5Das Verwaltungsgericht hat keine schwierigen oder ungeklärten Rechtsfragen durchentschieden, sondern seiner Prüfung die Maßstäbe aus der von ihm zitierten höchstrichterlichen Rechtsprechung zugrunde gelegt, nach denen nicht jegliches Verhalten einer Person allein nach deren subjektiver Bestimmung als Ausdruck der besonders geschützten Glaubensfreiheit angesehen werden kann, sondern nur ein solches Verhalten, das nachvollziehbar auf ein als verpflichtend verstandenes religiöses Gebot zurückzuführen ist. Diese Voraussetzung dürfen die staatlichen Organe prüfen. Ihnen gegenüber trifft denjenigen, der unter Berufung auf sein Grundrecht aus Art. 4 Abs. 1 und 2 GG die Befreiung von einer vom Staat durch Gesetz allen auferlegten Pflicht begehrt, die Darlegungslast dafür, dass er durch verbindliche Ge- oder Verbote seines Glaubens gehindert ist, der gesetzlichen Pflicht zu genügen, und dass er in einen Gewissenskonflikt gestürzt würde, wenn er entgegen den Ge- oder Verboten seines Glaubens die gesetzliche Pflicht erfüllen müsste.
6Vgl. BVerfG, Urteil vom 24. September 2003 ‑ 2 BvR 1436/02 -, BVerfGE 108, 282, juris, Rn. 40; Beschluss vom 27. Januar 2015 ‑ 1 BvR 471/10 ‑, BVerfGE 138, 296, juris, Rn. 86 ff.; BVerwG, Urteile vom 4. Juli 2019 ‑ 3 C 24.17 ‑, BVerwGE 166, 125, juris, Rn. 13, und vom 25. August 1993 ‑ 6 C 8.91 ‑, BVerwGE 94, 82, juris, Rn. 20; siehe auch VG Köln, Beschluss vom 6. Mai 2013 ‑ 13 L 414/13 -, juris, Rn. 10 ff.
7Solange sich die Antragstellerin nur pauschal darauf beruft, dass sie muslimischen Glaubens sei, ohne nähere Angaben zu ihrer Religionsausübung und ihren Glaubensüberzeugungen zu machen, besteht daher auch kein Anlass für eine diesbezügliche Beweisaufnahme oder sonstige Nachforschungen von Amts wegen.
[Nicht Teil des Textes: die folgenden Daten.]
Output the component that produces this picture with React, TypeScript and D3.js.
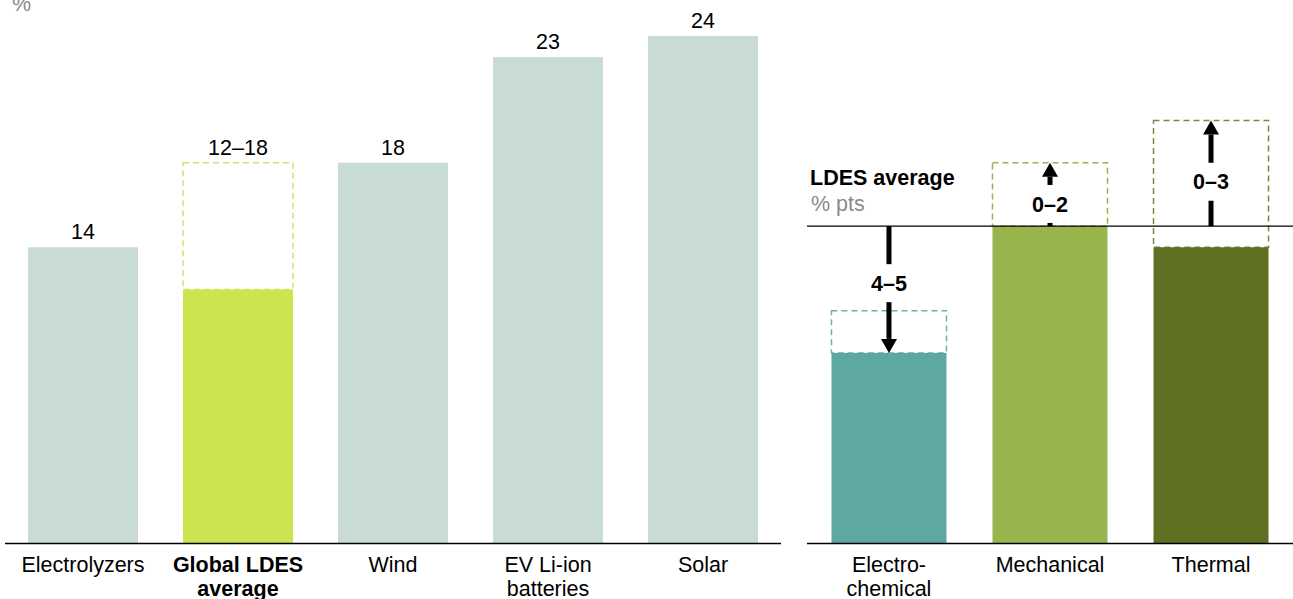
import React from 'react';
import * as d3 from 'd3';

const leftCategories = ['Electrolyzers', 'Global LDES\naverage', 'Wind', 'EV Li-ion\nbatteries', 'Solar'];
const leftValues = [14, 12, 18, 23, 24];
const leftHigh = [null, 18, null, null, null];
const leftLabels = ['14', '12–18', '18', '23', '24'];
const leftBold = [false, true, false, false, false];

const rightCategories = ['Electro-\nchemical', 'Mechanical', 'Thermal'];
const rightValues = [9, 15, 14];
const rightRangeEnd = [11, 18, 20];
const rightArrowTarget = [9, 18, 20];
const rightDeltaLabels = ['4–5', '0–2', '0–3'];
const ldesAverage = 15;

const W = 1293;
const H = 599;
const FONT = '"Liberation Sans", Arial, sans-serif';
const leftColors = ['#c8dbd5', '#cde350', '#c8dbd5', '#c8dbd5', '#c8dbd5'];
const leftDash = [null, '#cfe36a', null, null, null];
const rightColors = ['#5ea8a2', '#98b44c', '#607023'];
const rightDash = ['#6fb1aa', '#98b44c', '#7b8a3a'];
const labelFrac = [0.45, 0.35, 0.42];

export default function App() {
  const y = d3.scaleLinear().domain([0, 24]).range([543, 36]);
  const xL = d3.scaleBand<string>().domain(leftCategories).range([5, 781]).paddingInner(45 / 155).paddingOuter(23 / 155);
  const xR = d3.scaleBand<string>().domain(rightCategories).range([807, 1293]).paddingInner(46 / 161).paddingOuter(0.152);
  const base = y(0);
  const yAvg = y(ldesAverage);

  const catLabel = (txt: string, cx: number, bold: boolean, key: string) => (
    <text key={key} x={cx} y={572} textAnchor="middle" fontSize={21.5} fontWeight={bold ? 'bold' : 'normal'} fill="#000">
      {txt.split('\n').map((l, i) => (
        <tspan key={i} x={cx} dy={i === 0 ? 0 : 23.5}>{l}</tspan>
      ))}
    </text>
  );

  return (
    <svg width={W} height={H} style={{ position: 'absolute', left: 0, top: 0, background: '#fff' }} fontFamily={FONT}>
      <text x={12} y={11} fontSize={21.5} fill="#8a8a8a">%</text>

      {leftCategories.map((c, i) => {
        const x0 = xL(c)!;
        const bw = xL.bandwidth();
        const hi = leftHigh[i];
        const topY = hi != null ? y(hi) : y(leftValues[i]);
        return (
          <g key={c}>
            {hi != null && (
              <rect x={x0} y={y(hi)} width={bw} height={y(leftValues[i]) - y(hi)} fill="none"
                stroke={leftDash[i]!} strokeWidth={1.5} strokeDasharray="6,4" />
            )}
            <rect x={x0} y={y(leftValues[i])} width={bw} height={base - y(leftValues[i])} fill={leftColors[i]} />
            <text x={x0 + bw / 2} y={topY - 8} textAnchor="middle" fontSize={21.5} fill="#000">{leftLabels[i]}</text>
            {catLabel(c, x0 + bw / 2, leftBold[i], 'l' + i)}
          </g>
        );
      })}
      <line x1={5} x2={781} y1={base + 0.5} y2={base + 0.5} stroke="#000" strokeWidth={1.5} />

      {rightCategories.map((c, i) => {
        const x0 = xR(c)!;
        const bw = xR.bandwidth();
        const top = Math.max(rightRangeEnd[i], rightValues[i]);
        const bot = Math.min(rightRangeEnd[i], rightValues[i]);
        const barTop = y(rightValues[i]);
        return (
          <g key={c}>
            <rect x={x0} y={y(top)} width={bw} height={Math.max(0, y(bot) - y(top))} fill="none"
              stroke={rightDash[i]} strokeWidth={1.5} strokeDasharray="6,4" />
            <rect x={x0} y={barTop} width={bw} height={base - barTop} fill={rightColors[i]} />
            {catLabel(c, x0 + bw / 2, false, 'r' + i)}
          </g>
        );
      })}
      <line x1={807} x2={1293} y1={yAvg} y2={yAvg} stroke="#000" strokeWidth={1.2} />

      {rightCategories.map((c, i) => {
        const cx = xR(c)! + xR.bandwidth() / 2;
        const tipY = y(rightArrowTarget[i]);
        const dir = tipY > yAvg ? 1 : -1;
        const labelY = yAvg + (tipY - yAvg) * labelFrac[i];
        const headLen = 14;
        const headW = 8;
        const baseY = tipY - dir * headLen;
        const gapNear = labelY - dir * 19;
        const gapFar = labelY + dir * 19;
        return (
          <g key={'a' + i}>
            <line x1={cx} x2={cx} y1={yAvg} y2={gapNear} stroke="#000" strokeWidth={5} />
            {dir * (baseY - gapFar) > 0 && (
              <line x1={cx} x2={cx} y1={gapFar} y2={baseY} stroke="#000" strokeWidth={5} />
            )}
            <path d={`M${cx - headW},${baseY} L${cx + headW},${baseY} L${cx},${tipY} Z`} fill="#000" />
            <text x={cx} y={labelY + 7.6} textAnchor="middle" fontSize={21.5} fontWeight="bold" fill="#000">
              {rightDeltaLabels[i]}
            </text>
          </g>
        );
      })}

      <text x={810} y={185} fontSize={21.5} fontWeight="bold" fill="#000">LDES average</text>
      <text x={811} y={211} fontSize={21.5} fill="#8a8a8a">% pts</text>
      <line x1={807} x2={1293} y1={base + 0.5} y2={base + 0.5} stroke="#000" strokeWidth={1.5} />
    </svg>
  );
}
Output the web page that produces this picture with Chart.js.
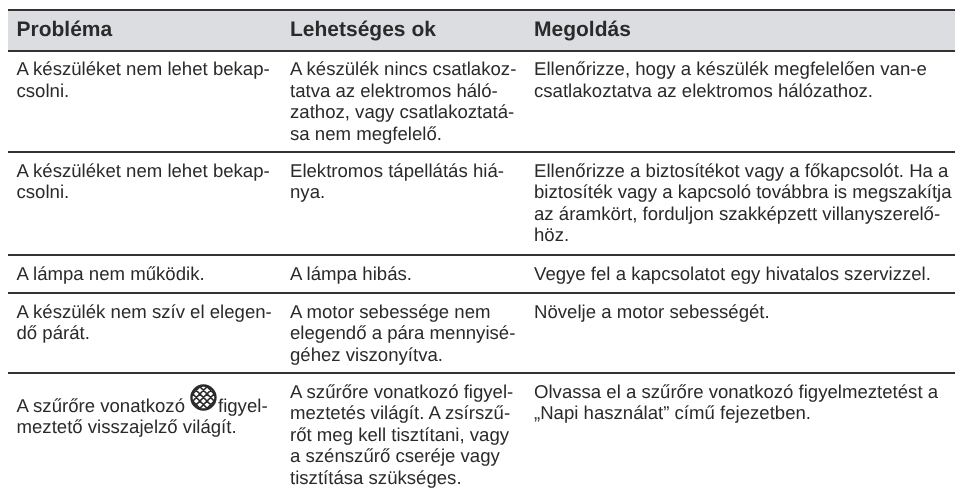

8Soweit die Antragstellerin weiter rügt, dass die Mitarbeiter der Antragsgegnerin gar nicht erfragt hätten, ob „für sie die Nutzung eines Lichtbildes ohne Kopfbedeckung in der Öffentlichkeit […] infrage käme“, und außerdem kein angemessenes Umfeld dafür geschaffen hätten, sich über die eigene Religiosität und die Bedeutung religiöser Gebote für das eigene Leben zu äußern, verkennt sie zum einen die ihr nach der zitierten höchstrichterlichen Rechtsprechung obliegende Darlegungslast und begründet dies zum anderen unabhängig davon keine hinreichenden Erfolgsaussichten für den beabsichtigten Antrag auf Erlass einer einstweiligen Anordnung, weil die Antragstellerin auch im gerichtlichen Verfahren nicht glaubhaft dargelegt hat, dass es ihrer religiösen Überzeugung zuwiderlaufen würde, auf dem Lichtbild in ihrem Personalausweis ohne Kopfbedeckung abgebildet zu sein.
9Die Kostenentscheidung beruht auf § 154 Abs. 2, § 166 Abs. 1 Satz 1 VwGO i. V. m. § 127 Abs. 4 ZPO.
10Dieser Beschluss ist unanfechtbar (§ 152 Abs. 1 VwGO).